Sunchokes are a knobby looking tuber that resembles ginger root and comes from a variety of sunflower. These versatile tubers can be enjoyed raw, roasted, steamed, and boiled and are a fantastic source of fiber, potassium, vitamin C, and niacin, They contain a starch called inulin, a prebiotic food that helps to feed friendly bacteria in the gut. If you have trouble finding sunchokes that may be because they are also referred to as a Jerusalem Artichoke, a curious name since they have nothing to do with Jerusalem and are not an artichoke!

This incredibly hearty mash is further enhanced with a savory, gluten-free mushroom gravy. Instead of saying, “pass the potatoes” this recipe will have you saying “pass the celeriac and sunchoke mash!” While that may be a mouthful, it will certainly be worth it!

Check out the recipe below and learn more about Chef Lizette by visiting our faculty page.

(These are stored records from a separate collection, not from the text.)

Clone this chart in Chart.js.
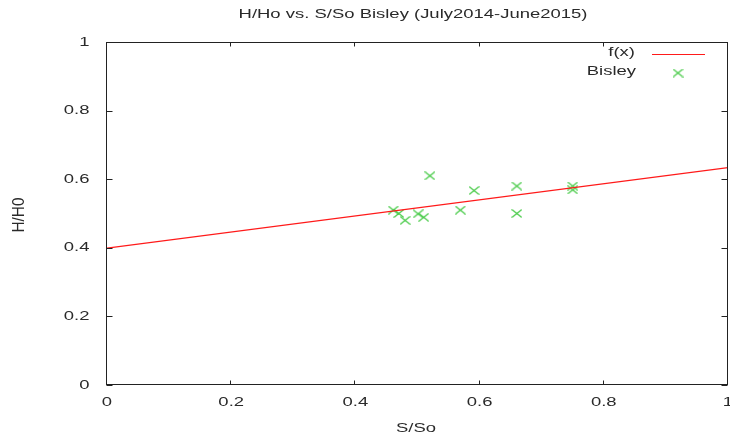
<!DOCTYPE html>
<html><head><meta charset="utf-8">
<script src="https://cdn.jsdelivr.net/npm/chart.js@4/dist/chart.umd.min.js"></script>
<style>html,body{margin:0;padding:0;background:#fff;}canvas{display:block;}</style>
</head><body>
<canvas id="c" width="730" height="438"></canvas>
<script>
const bisleyX = [0.461, 0.470, 0.480, 0.501, 0.510, 0.520, 0.569, 0.591, 0.660, 0.660, 0.750, 0.750];
const bisleyY = [0.510, 0.500, 0.480, 0.499, 0.489, 0.610, 0.510, 0.567, 0.580, 0.500, 0.580, 0.569];
const fitX = [0, 1];
const fitY = [0.399, 0.634];
const xTickValues = [0, 0.2, 0.4, 0.6, 0.8, 1];
const yTickValues = [0, 0.2, 0.4, 0.6, 0.8, 1];
const xTickLabels = ['0', '0.2', '0.4', '0.6', '0.8', '1'];
const yTickLabels = ['0', '0.2', '0.4', '0.6', '0.8', '1'];
const chartTitle = 'H/Ho vs. S/So Bisley (July2014-June2015)';
const xAxisTitle = 'S/So';
const yAxisTitle = 'H/H0';
const seriesNames = ['f(x)', 'Bisley'];

const FONT = '13px "Liberation Sans", Arial, sans-serif';
const TEXT = '#2a2a2a';
const GREEN = '#3fc83f';
const RED = '#ff1a1a';
const SX = 1.42;

// stretched "x" marker
const marker = document.createElement('canvas');
marker.width = 11; marker.height = 9;
(function(){
  const m = marker.getContext('2d');
  m.strokeStyle = GREEN; m.lineWidth = 1.1;
  m.beginPath();
  m.moveTo(0.5, 0.5); m.lineTo(10.5, 8.5);
  m.moveTo(10.5, 0.5); m.lineTo(0.5, 8.5);
  m.stroke();
})();

function txt(ctx, s, x, y, align, sx, sy, rot) {
  ctx.save();
  ctx.translate(x, y);
  if (rot) ctx.rotate(rot);
  ctx.scale(sx, sy);
  ctx.font = FONT;
  ctx.fillStyle = TEXT;
  ctx.textAlign = align;
  ctx.textBaseline = 'middle';
  ctx.fillText(s, 0, 0);
  ctx.restore();
}

const decor = {
  id: 'decor',
  beforeDraw(chart) {
    const ctx = chart.ctx;
    ctx.save(); ctx.fillStyle = '#fff'; ctx.fillRect(0, 0, chart.width, chart.height); ctx.restore();
  },
  afterDraw(chart) {
    const ctx = chart.ctx;
    const a = chart.chartArea;
    const xs = chart.scales.x, ys = chart.scales.y;
    ctx.save();
    ctx.strokeStyle = '#222';
    ctx.lineWidth = 1;
    const L = Math.round(a.left) - 0.5, R = Math.round(a.right) - 0.5;
    const T = Math.round(a.top) + 0.5, B = Math.round(a.bottom) - 0.5;
    ctx.strokeRect(L, T, R - L, B - T);
    ctx.beginPath();
    xs.ticks.forEach((t, i) => {
      const px = Math.round(xs.getPixelForValue(t.value)) - 0.5;
      ctx.moveTo(px, B); ctx.lineTo(px, B - 4);
      ctx.moveTo(px, T); ctx.lineTo(px, T + 4);
    });
    ys.ticks.forEach((t, i) => {
      const py = Math.round(ys.getPixelForValue(t.value)) + 0.5;
      ctx.moveTo(L, py); ctx.lineTo(L + 6, py);
      ctx.moveTo(R, py); ctx.lineTo(R - 6, py);
    });
    ctx.stroke();
    ctx.restore();

    xs.ticks.forEach((t, i) => {
      txt(ctx, xTickLabels[i], xs.getPixelForValue(t.value), 402, 'center', SX, 1);
    });
    ys.ticks.forEach((t, i) => {
      txt(ctx, yTickLabels[i], 89.5, ys.getPixelForValue(t.value), 'right', SX, 1);
    });
    txt(ctx, chartTitle, 413, 14, 'center', SX, 1);
    txt(ctx, xAxisTitle, 416, 428, 'center', SX, 1);
    txt(ctx, yAxisTitle, 20, 215, 'center', 1.18, 1.2, -Math.PI / 2);

    // legend
    txt(ctx, seriesNames[0], 635, 52.5, 'right', SX, 1);
    txt(ctx, seriesNames[1], 636, 71, 'right', SX, 1);
    ctx.save();
    ctx.strokeStyle = RED; ctx.lineWidth = 1.2;
    ctx.beginPath(); ctx.moveTo(652, 54.5); ctx.lineTo(705, 54.5); ctx.stroke();
    ctx.drawImage(marker, 678 - 5.5, 73 - 4.5);
    ctx.restore();
  }
};

new Chart(document.getElementById('c'), {
  type: 'scatter',
  data: {
    datasets: [
      {
        label: seriesNames[0],
        data: fitX.map((x, i) => ({ x: x, y: fitY[i] })),
        showLine: true,
        borderColor: RED,
        borderWidth: 1.2,
        pointRadius: 0,
        fill: false
      },
      {
        label: seriesNames[1],
        data: bisleyX.map((x, i) => ({ x: x, y: bisleyY[i] })),
        pointStyle: marker,
        pointRadius: 5,
        borderColor: GREEN,
        backgroundColor: GREEN
      }
    ]
  },
  plugins: [decor],
  options: {
    responsive: false,
    animation: false,
    devicePixelRatio: 1,
    layout: { autoPadding: false, padding: { left: 0, top: 42, right: 2, bottom: 0 } },
    plugins: { legend: { display: false }, tooltip: { enabled: false }, title: { display: false } },
    scales: {
      x: {
        type: 'linear', min: 0, max: 1,
        grid: { display: false }, border: { display: false },
        ticks: { display: false },
        afterBuildTicks: s => { s.ticks = xTickValues.map(v => ({ value: v })); },
        afterFit: s => { s.height = 53; }
      },
      y: {
        type: 'linear', min: 0, max: 1,
        grid: { display: false }, border: { display: false },
        ticks: { display: false },
        afterBuildTicks: s => { s.ticks = yTickValues.map(v => ({ value: v })); },
        afterFit: s => { s.width = 107; }
      }
    }
  }
});
</script>
</body></html>
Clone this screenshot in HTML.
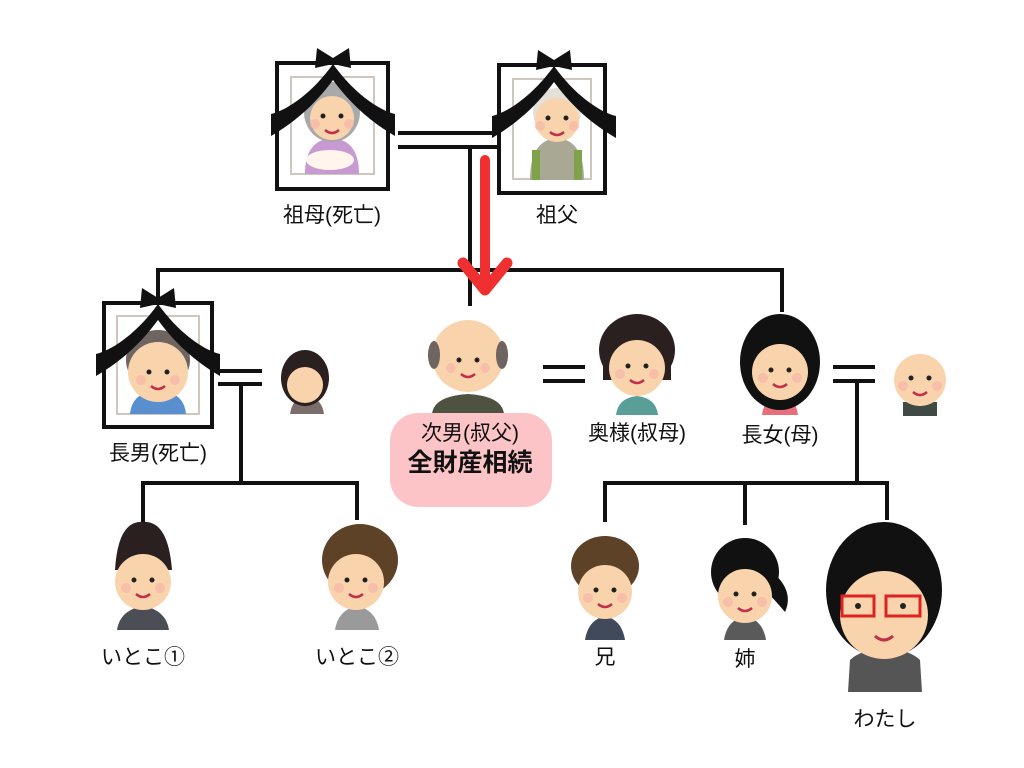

Celeriac and Sunchoke Mash with Mushroom Gravy

Celeriac and Sunchoke Mash with Mushroom Gravy


Celeriac and Sunchoke Mash

  • 1 small bulb garlic
  • 2 tablespoons extra virgin olive oil, divided
  • 2 medium celeriacs, peeled, and chopped, large dice
  • ½ pound sunchokes, scrubbed
  • 1 1/2 teaspoons sea salt
  • 2 tablespoons butter
  • ½ cup cultured buttermilk
  • ½ teaspoon minced fresh rosemary leaves
  • Sea salt and freshly ground black pepper to taste
Celeriac, Sunchokes & Garlic

Mushroom Gravy

This mushroom gravy is a gluten-free version of the classic made with bone broth, ghee, miso, and nutritional yeast. The texture is slightly chunky from the finely chopped mushrooms and shallots. Enjoy the delectable umami flavors of this gravy and ladle a generous amount over the Celeriac and Sunchoke mash, your favorite stuffing, or roast turkey.

  • 2 1/2 cups bone broth
  • 1/2 cup dried mushrooms
  • 3 tablespoons butter or ghee
  • 1 medium shallot, minced
  • 1 cup fresh cremini mushrooms, small dice
  • 2 cloves garlic, minced
  • 3 tablespoons sorghum flour
  • 2 tablespoons red wine
  • 2 tablespoons miso
  • 1 teaspoon dried sage
  • 1 teaspoon dried thyme
  • Sea salt and black pepper to taste


Celeriac and Sunchoke Mash

Preheat oven to 375° F

  1. Cut stem end off garlic bulb, drizzle with 1 teaspoon of olive oil, and wrap with a sheet of foil lined with parchment paper. Bake for 40 minutes or until garlic cloves are soft like butter.
  2. Meanwhile, place celery root and sunchokes in large pot, cover with water, add sea salt and bring to a boil; then lower heat to a simmer. Cook until fork tender. Drain set aside in a large bowl.
  3. Heat butter, buttermilk, and rosemary in a large saucepan over very low heat. Keep warm until you are ready to mash vegetables.
  4. Squeeze roasted garlic from bulb over the vegetables. Mash everything together with a potato masher until well combined.
  5. Slowly add warmed buttermilk mixture, stirring to combine thoroughly. Season with salt and pepper. Mash does not have to be smooth, but can have some texture and lumps. Serve mash with mushroom gravy.

Mushroom Gravy

  1. In a medium saucepan, heat the stock to just a simmer. Add the dried mushrooms to a bowl and pour the warm stock over. Allow to sit for 15 minutes. Strain out the mushrooms and discard, reserving the liquid. Allow the stock to cool to room temperature.
  2. In a medium saucepan, heat the ghee on medium-low heat until melted. Add the shallot and, after 2 minutes, add the mushrooms. Cook until the shallots are slightly tender and translucent, about 10 minutes. Add the garlic and stir for another few seconds or until fragrant.
  3. Over low heat, stir in the flour to make a paste, or roux. Continue to stir the roux until it darkens slightly, about 5 minutes.
  4. Whisk in the wine. Then gradually pour in the mushroom stock, whisking constantly. Bring the gravy to a simmer, stirring frequently.
  5. In a small bowl, gently whisk the miso with 2 tablespoons of water and stir into the gravy, along with the sage. Allow gravy to thicken to your desired consistency, about 5-10 minutes.* Stir in the nutritional yeast and season with sea salt and freshly cracked pepper to taste.

*CHEF TIP: A good consistency is glossy in appearance and coats the back of a spoon but remains pourable so that it’s easy to ladle onto the mash.